Tuesday, March 13, 2012
Science On Ice
A photographer chronicles scientific expeditions in the polar regions
"Photographing scientists is like photographing skittish wildlife. You don't want to spook them so you have to figure out their comfort zone," says Linder. "I typically start farther away and do big picture shots, then slowly work in closer to make portraits of people doing their work."
Many of the scientists he photographs are conducting research related to climate change because the polar regions are where the greatest effects can be measured.
"The poles are critical because what happens there affects what happens in the mid-latitudes—we can't ignore them," emphasizes Linder. "But it's hard to grasp. You can't see a 2º temperature change or a shift in ocean currents. Scientists are very concerned about these changes because they know the impacts will be felt around the world."

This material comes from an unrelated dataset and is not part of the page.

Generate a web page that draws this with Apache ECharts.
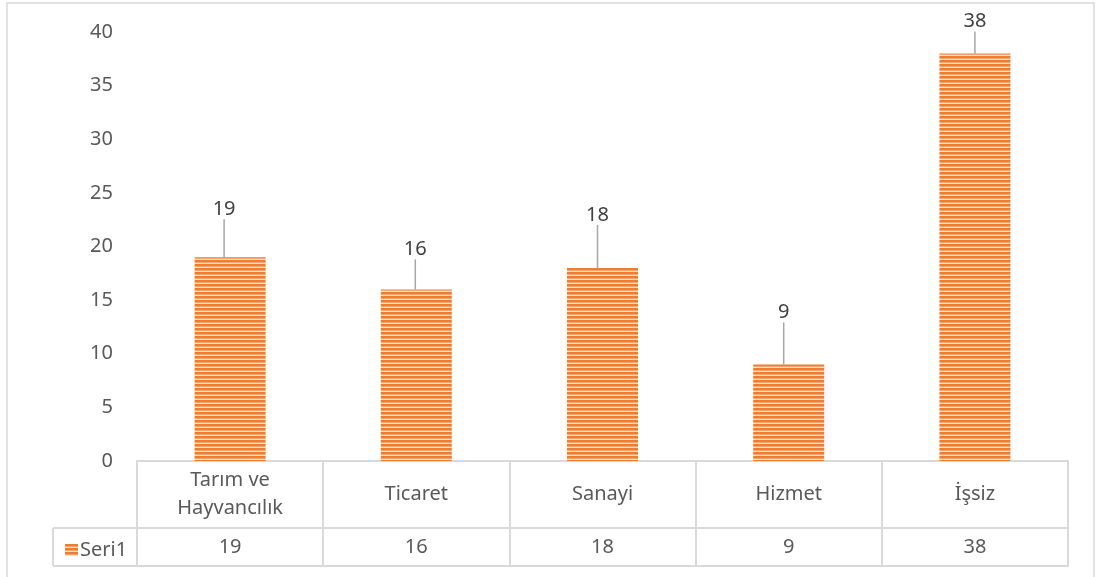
<!DOCTYPE html>
<html><head><meta charset="utf-8">
<script src="https://cdn.jsdelivr.net/npm/echarts@6/dist/echarts.min.js"></script>
<style>html,body{margin:0;padding:0;background:#fff;}#c{width:1097px;height:577px;}</style>
</head><body><div id="c"></div>
<script>
var categories = ['Tarım ve\nHayvancılık', 'Ticaret', 'Sanayi', 'Hizmet', 'İşsiz'];
var values = [19, 16, 18, 9, 38];
var seriesName = 'Seri1';
var yTicks = {min: 0, max: 40, interval: 5};
// label placement (style)
var labelGap = [48, 40, 53, 52, 32];
var labelDx = [-6, -1, -5, -5, 0];

var cv = document.createElement('canvas');
cv.width = 4; cv.height = 4;
var ctx = cv.getContext('2d');
ctx.fillStyle = '#ED7D31'; ctx.fillRect(0, 0, 4, 2);
ctx.fillStyle = '#F4A470'; ctx.fillRect(0, 2, 4, 1);
ctx.fillStyle = '#FCE0CC'; ctx.fillRect(0, 3, 4, 1);

var font = 'Noto Sans';
var fs = 20;
var lineC = '#D9D9D9';
var chart = echarts.init(document.getElementById('c'));
chart.setOption({
  backgroundColor: '#fff',
  textStyle: {fontFamily: font},
  grid: {left: 137, right: 29, top: 32, bottom: 116},
  legend: {
    data: [seriesName], left: 60, top: 535, itemWidth: 13, itemHeight: 12, itemGap: 4,
    textStyle: {fontSize: fs, color: '#595959', fontFamily: font, padding: [0, 0, 0, -3]}, icon: 'rect'
  },
  xAxis: [{
    type: 'category', data: categories, position: 'bottom',
    axisLine: {show: true, lineStyle: {color: lineC, width: 2}},
    axisTick: {show: true, length: 105, lineStyle: {color: lineC, width: 2}},
    axisLabel: {margin: 33, verticalAlign: 'middle', lineHeight: 28, fontSize: fs, color: '#595959', fontFamily: font, interval: 0}
  }, {
    type: 'category', data: values.map(String), position: 'bottom', offset: 67,
    axisLine: {show: true, lineStyle: {color: lineC, width: 2}},
    axisTick: {show: false},
    axisLabel: {margin: 19, verticalAlign: 'middle', fontSize: fs, color: '#595959', fontFamily: font, interval: 0}
  }, {
    type: 'category', data: categories, position: 'bottom', offset: 105,
    axisLine: {show: true, lineStyle: {color: lineC, width: 2}},
    axisTick: {show: false}, axisLabel: {show: false}
  }],
  yAxis: {
    type: 'value', min: yTicks.min, max: yTicks.max, interval: yTicks.interval,
    axisLine: {show: false}, axisTick: {show: false}, splitLine: {show: false},
    axisLabel: {margin: 24, fontSize: fs, color: '#595959', fontFamily: font}
  },
  series: [{
    name: seriesName, type: 'bar', data: values, barWidth: 71, xAxisIndex: 0,
    itemStyle: {color: {image: cv, repeat: 'repeat'}},
    label: {show: true, position: 'top', fontSize: fs, color: '#404040', fontFamily: font},
    labelLine: {show: true, lineStyle: {color: '#A6A6A6', width: 1.5}},
    labelLayout: function (p) {
      var i = p.dataIndex;
      return {x: p.rect.x + p.rect.width / 2 + labelDx[i], y: p.rect.y - labelGap[i], align: 'center', verticalAlign: 'middle'};
    }
  }],
  graphic: [
    {type: 'rect', shape: {x: 7, y: 3, width: 1087, height: 590}, style: {fill: 'none', stroke: lineC, lineWidth: 1.5}, silent: true},
    {type: 'line', shape: {x1: 53, y1: 528, x2: 137, y2: 528}, style: {stroke: lineC, lineWidth: 2}},
    {type: 'line', shape: {x1: 53, y1: 566, x2: 137, y2: 566}, style: {stroke: lineC, lineWidth: 2}},
    {type: 'line', shape: {x1: 53, y1: 528, x2: 53, y2: 566}, style: {stroke: lineC, lineWidth: 2}}
  ]
});
</script></body></html>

In the Arctic, the Bering Sea supports one of the world's largest fisheries. If the sea ice is melting sooner, how will this affect the ecosystem—the phytoplankton, fish, seals, polar bears—and the people who rely on it? In Antarctica, how are penguins affected by a warming planet, and what does this mean for us? Globally, how will rising sea levels impact coastal people, as well as those living inland? Seeking answers to these questions are scientists, the people Linder considers his heroes.
"I've learned so much from scientists, and it would be a shame to keep this incredible amount of knowledge trapped within scientific journals," says Linder. "It's all I can do to pass it on. The polar bears and penguins don't make my job extraordinary—the people do."